§ **Requirement**
Beneath this line sits some data. Return only its lines from the one holding "Output the component" through the one holding "const yTicks = [-1.0, -0.8, -0.6, -0.4, -0.2, 0.0];", inclusive, exactly, with the images removed.

§ **Dataset extract**
◆ ◆ ◆ ◆ ◆
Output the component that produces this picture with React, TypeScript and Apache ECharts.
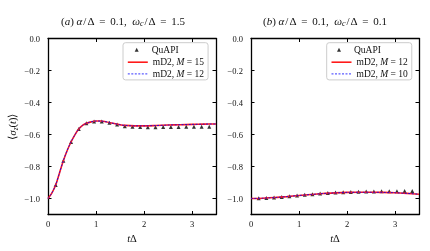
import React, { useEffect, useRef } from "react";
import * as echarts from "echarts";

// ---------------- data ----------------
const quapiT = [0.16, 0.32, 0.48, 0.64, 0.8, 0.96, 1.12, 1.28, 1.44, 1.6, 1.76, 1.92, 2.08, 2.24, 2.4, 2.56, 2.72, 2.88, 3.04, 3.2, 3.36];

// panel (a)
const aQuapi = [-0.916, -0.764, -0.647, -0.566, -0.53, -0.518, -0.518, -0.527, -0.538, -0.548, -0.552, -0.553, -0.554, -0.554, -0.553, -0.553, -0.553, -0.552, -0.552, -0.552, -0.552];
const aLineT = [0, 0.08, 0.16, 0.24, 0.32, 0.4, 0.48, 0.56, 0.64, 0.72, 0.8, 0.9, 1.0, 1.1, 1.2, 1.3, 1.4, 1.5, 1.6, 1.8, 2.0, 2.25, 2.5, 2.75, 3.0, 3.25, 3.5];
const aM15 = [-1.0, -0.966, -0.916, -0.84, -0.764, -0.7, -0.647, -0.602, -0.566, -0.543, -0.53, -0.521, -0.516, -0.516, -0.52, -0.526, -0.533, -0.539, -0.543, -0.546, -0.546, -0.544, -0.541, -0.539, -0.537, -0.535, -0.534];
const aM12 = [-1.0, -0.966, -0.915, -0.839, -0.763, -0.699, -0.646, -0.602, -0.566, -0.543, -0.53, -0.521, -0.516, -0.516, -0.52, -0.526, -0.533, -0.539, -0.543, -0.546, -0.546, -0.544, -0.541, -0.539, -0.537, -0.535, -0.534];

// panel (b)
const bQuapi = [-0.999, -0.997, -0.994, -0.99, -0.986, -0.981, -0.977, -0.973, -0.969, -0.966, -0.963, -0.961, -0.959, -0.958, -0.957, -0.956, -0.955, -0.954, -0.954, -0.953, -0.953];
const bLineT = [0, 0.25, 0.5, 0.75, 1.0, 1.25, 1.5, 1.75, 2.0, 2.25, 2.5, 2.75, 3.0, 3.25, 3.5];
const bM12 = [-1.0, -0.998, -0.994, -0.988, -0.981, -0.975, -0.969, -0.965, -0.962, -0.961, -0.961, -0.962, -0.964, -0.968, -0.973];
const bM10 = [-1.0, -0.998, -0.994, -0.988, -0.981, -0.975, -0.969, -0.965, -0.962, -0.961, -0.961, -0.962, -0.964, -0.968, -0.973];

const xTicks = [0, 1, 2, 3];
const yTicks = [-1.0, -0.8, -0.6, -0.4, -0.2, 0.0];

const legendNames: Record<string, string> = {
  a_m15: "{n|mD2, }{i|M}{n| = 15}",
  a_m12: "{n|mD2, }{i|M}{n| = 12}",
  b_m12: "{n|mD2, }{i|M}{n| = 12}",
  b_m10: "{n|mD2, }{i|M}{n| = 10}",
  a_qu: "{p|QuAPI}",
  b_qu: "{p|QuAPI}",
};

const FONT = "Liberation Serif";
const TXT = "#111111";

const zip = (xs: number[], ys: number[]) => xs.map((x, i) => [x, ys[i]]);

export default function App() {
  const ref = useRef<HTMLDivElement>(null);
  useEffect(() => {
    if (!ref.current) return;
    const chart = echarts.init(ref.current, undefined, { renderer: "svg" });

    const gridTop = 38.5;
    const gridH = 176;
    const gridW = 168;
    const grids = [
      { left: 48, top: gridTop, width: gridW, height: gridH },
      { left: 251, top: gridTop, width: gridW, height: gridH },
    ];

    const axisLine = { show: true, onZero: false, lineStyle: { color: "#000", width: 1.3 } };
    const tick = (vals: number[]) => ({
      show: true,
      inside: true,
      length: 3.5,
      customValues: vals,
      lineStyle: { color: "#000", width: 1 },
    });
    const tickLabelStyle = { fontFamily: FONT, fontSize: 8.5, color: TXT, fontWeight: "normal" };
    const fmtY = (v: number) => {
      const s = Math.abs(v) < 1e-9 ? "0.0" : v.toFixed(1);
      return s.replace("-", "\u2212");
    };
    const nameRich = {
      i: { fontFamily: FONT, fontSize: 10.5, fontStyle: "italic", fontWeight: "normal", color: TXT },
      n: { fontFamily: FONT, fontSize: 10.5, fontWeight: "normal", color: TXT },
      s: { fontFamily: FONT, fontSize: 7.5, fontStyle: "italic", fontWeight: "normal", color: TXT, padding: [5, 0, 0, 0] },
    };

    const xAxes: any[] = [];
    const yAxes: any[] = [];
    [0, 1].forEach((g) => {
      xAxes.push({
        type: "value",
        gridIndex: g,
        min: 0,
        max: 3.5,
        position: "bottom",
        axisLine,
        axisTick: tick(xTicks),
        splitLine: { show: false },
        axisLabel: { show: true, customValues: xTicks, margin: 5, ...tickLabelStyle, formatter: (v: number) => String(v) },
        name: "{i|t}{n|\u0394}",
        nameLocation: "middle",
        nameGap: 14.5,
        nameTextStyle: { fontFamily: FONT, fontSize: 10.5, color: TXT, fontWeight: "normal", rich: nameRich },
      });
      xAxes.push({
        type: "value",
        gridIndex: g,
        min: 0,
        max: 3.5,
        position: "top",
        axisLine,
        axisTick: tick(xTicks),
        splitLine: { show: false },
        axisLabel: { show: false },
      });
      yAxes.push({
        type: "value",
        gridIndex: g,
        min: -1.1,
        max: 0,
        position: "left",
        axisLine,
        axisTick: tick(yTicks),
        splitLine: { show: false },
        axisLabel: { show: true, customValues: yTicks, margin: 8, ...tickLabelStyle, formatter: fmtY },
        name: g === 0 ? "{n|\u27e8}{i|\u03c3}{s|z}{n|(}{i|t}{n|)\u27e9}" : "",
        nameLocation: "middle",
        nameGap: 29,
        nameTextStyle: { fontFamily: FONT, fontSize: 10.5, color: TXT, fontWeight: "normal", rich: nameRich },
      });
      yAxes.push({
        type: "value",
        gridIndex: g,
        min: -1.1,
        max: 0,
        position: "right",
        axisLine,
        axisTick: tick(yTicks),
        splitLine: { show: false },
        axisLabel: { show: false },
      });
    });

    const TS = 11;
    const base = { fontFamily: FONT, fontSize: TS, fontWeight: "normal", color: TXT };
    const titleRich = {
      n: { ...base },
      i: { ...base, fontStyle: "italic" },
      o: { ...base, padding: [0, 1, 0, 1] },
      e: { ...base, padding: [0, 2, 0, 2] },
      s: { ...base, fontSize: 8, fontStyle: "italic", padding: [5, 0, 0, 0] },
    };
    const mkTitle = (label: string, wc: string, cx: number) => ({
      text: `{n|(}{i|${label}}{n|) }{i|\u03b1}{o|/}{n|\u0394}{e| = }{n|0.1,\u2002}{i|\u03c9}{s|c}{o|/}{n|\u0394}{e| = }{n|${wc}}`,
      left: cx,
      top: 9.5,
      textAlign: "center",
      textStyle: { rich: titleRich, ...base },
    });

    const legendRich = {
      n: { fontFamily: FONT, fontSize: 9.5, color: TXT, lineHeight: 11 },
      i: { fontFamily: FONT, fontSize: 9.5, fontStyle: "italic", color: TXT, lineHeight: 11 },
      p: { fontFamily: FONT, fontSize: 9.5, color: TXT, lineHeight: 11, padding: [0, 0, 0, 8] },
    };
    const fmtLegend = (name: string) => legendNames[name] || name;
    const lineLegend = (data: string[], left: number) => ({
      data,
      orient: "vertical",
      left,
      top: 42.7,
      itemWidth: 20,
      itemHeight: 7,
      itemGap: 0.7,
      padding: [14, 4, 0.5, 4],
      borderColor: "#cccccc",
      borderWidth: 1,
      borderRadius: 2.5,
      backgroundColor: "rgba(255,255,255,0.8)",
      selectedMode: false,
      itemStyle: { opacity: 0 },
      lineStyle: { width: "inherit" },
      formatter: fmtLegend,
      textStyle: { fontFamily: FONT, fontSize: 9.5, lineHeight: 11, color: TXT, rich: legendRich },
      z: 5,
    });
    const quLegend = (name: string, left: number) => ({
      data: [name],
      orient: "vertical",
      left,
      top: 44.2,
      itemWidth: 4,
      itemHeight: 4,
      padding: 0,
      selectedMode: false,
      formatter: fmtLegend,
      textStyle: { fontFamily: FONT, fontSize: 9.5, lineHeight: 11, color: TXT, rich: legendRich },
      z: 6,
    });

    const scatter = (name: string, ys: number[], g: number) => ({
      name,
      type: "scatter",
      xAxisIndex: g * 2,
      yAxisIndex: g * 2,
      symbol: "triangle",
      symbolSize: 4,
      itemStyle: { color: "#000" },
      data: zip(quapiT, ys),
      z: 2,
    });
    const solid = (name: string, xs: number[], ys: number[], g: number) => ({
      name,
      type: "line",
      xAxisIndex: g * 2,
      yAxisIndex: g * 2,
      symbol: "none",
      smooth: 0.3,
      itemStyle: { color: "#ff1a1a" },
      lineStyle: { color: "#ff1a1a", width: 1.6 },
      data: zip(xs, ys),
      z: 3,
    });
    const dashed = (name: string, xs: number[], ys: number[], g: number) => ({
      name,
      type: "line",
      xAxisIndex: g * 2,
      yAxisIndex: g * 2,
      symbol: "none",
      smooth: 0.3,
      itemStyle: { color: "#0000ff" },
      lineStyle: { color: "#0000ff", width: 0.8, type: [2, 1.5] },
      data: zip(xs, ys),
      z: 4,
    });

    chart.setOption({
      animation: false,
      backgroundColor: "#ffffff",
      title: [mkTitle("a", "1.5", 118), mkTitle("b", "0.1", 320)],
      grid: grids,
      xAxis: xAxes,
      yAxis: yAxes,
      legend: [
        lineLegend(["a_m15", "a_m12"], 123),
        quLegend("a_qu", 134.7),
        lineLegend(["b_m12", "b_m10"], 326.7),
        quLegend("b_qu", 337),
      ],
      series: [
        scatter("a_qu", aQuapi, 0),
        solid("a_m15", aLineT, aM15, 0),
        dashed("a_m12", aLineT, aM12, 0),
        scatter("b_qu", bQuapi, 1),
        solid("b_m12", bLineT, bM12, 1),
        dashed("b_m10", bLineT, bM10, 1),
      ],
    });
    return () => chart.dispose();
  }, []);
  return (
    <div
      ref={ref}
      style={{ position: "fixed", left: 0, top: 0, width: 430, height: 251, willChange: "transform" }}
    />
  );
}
◆ ◆ ◆ ◆ ◆
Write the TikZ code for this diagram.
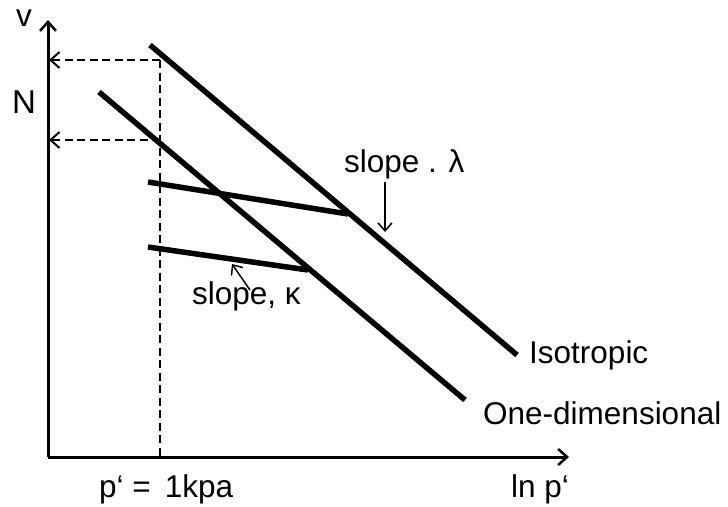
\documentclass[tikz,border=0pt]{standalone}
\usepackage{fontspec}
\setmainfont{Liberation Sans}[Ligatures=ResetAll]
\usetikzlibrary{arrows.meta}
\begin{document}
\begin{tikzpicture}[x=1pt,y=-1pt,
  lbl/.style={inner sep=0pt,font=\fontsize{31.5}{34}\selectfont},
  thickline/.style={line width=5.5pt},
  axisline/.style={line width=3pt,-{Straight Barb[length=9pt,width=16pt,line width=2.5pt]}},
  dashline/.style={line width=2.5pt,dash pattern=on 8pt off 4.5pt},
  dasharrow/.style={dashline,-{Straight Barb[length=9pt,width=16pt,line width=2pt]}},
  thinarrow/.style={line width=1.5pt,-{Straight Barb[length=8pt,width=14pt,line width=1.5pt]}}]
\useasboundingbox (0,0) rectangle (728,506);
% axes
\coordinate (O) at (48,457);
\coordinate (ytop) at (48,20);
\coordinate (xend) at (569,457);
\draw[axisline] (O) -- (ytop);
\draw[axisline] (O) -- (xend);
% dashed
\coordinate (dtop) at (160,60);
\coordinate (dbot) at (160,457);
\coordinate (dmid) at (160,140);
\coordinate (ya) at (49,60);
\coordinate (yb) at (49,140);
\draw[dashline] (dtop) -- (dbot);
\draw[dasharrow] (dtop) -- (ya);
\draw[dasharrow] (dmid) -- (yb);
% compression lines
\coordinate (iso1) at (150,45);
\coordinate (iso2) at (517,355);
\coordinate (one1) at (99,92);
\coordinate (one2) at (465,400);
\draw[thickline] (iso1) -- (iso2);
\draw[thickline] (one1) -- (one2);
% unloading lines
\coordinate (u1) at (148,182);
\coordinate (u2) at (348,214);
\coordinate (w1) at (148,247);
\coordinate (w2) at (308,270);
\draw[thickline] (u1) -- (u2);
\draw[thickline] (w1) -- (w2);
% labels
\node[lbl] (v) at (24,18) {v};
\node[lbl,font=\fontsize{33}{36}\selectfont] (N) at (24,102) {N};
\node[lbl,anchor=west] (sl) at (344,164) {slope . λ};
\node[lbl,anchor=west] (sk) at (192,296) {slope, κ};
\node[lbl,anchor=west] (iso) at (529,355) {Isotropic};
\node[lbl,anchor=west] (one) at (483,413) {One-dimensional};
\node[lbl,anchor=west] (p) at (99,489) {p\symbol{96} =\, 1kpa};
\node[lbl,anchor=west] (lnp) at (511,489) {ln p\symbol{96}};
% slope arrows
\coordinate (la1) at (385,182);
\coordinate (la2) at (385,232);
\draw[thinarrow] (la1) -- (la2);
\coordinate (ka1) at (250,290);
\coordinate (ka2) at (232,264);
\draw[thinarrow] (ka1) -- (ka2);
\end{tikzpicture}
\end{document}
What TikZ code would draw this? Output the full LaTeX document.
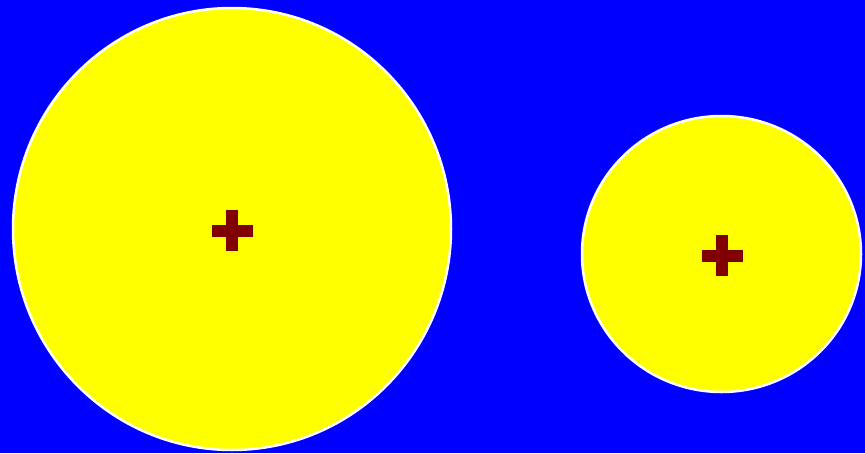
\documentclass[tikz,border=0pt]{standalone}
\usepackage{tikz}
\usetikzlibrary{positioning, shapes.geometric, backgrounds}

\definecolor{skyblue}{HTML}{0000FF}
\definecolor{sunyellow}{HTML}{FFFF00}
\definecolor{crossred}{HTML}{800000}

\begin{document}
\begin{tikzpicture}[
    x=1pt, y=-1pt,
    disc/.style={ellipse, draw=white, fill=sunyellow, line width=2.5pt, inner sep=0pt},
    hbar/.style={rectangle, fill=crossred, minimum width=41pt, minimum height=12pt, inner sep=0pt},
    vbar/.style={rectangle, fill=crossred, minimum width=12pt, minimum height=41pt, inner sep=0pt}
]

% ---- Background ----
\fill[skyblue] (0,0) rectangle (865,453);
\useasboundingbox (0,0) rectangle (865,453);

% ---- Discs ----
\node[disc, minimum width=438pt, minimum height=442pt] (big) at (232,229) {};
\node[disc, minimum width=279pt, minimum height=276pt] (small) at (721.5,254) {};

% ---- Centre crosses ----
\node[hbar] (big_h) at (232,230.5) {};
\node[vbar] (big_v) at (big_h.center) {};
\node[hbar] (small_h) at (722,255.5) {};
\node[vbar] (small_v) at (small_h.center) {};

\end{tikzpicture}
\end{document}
◆ ◆ ◆ ◆ ◆
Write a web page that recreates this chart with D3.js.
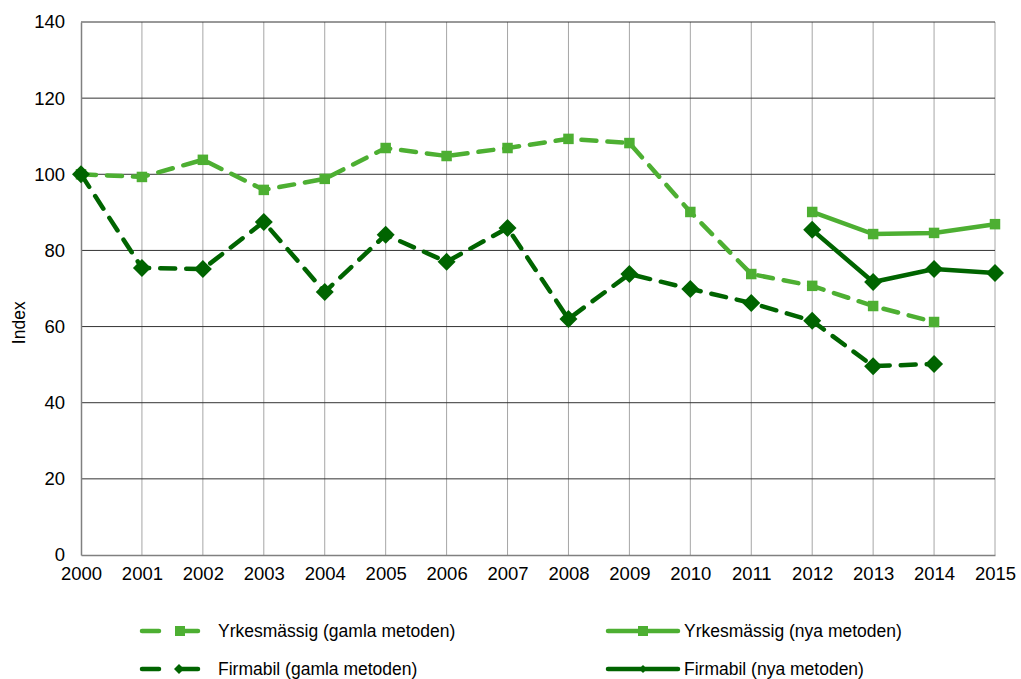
◆ ◆ ◆ ◆ ◆
§ **Solution to this problem**
Output the component that produces this picture with React, TypeScript and Apache ECharts.
import React, { useEffect, useRef } from "react";
import * as echarts from "echarts";

// ---------------- data ----------------
const quapiT = [0.16, 0.32, 0.48, 0.64, 0.8, 0.96, 1.12, 1.28, 1.44, 1.6, 1.76, 1.92, 2.08, 2.24, 2.4, 2.56, 2.72, 2.88, 3.04, 3.2, 3.36];

// panel (a)
const aQuapi = [-0.916, -0.764, -0.647, -0.566, -0.53, -0.518, -0.518, -0.527, -0.538, -0.548, -0.552, -0.553, -0.554, -0.554, -0.553, -0.553, -0.553, -0.552, -0.552, -0.552, -0.552];
const aLineT = [0, 0.08, 0.16, 0.24, 0.32, 0.4, 0.48, 0.56, 0.64, 0.72, 0.8, 0.9, 1.0, 1.1, 1.2, 1.3, 1.4, 1.5, 1.6, 1.8, 2.0, 2.25, 2.5, 2.75, 3.0, 3.25, 3.5];
const aM15 = [-1.0, -0.966, -0.916, -0.84, -0.764, -0.7, -0.647, -0.602, -0.566, -0.543, -0.53, -0.521, -0.516, -0.516, -0.52, -0.526, -0.533, -0.539, -0.543, -0.546, -0.546, -0.544, -0.541, -0.539, -0.537, -0.535, -0.534];
const aM12 = [-1.0, -0.966, -0.915, -0.839, -0.763, -0.699, -0.646, -0.602, -0.566, -0.543, -0.53, -0.521, -0.516, -0.516, -0.52, -0.526, -0.533, -0.539, -0.543, -0.546, -0.546, -0.544, -0.541, -0.539, -0.537, -0.535, -0.534];

// panel (b)
const bQuapi = [-0.999, -0.997, -0.994, -0.99, -0.986, -0.981, -0.977, -0.973, -0.969, -0.966, -0.963, -0.961, -0.959, -0.958, -0.957, -0.956, -0.955, -0.954, -0.954, -0.953, -0.953];
const bLineT = [0, 0.25, 0.5, 0.75, 1.0, 1.25, 1.5, 1.75, 2.0, 2.25, 2.5, 2.75, 3.0, 3.25, 3.5];
const bM12 = [-1.0, -0.998, -0.994, -0.988, -0.981, -0.975, -0.969, -0.965, -0.962, -0.961, -0.961, -0.962, -0.964, -0.968, -0.973];
const bM10 = [-1.0, -0.998, -0.994, -0.988, -0.981, -0.975, -0.969, -0.965, -0.962, -0.961, -0.961, -0.962, -0.964, -0.968, -0.973];

const xTicks = [0, 1, 2, 3];
const yTicks = [-1.0, -0.8, -0.6, -0.4, -0.2, 0.0];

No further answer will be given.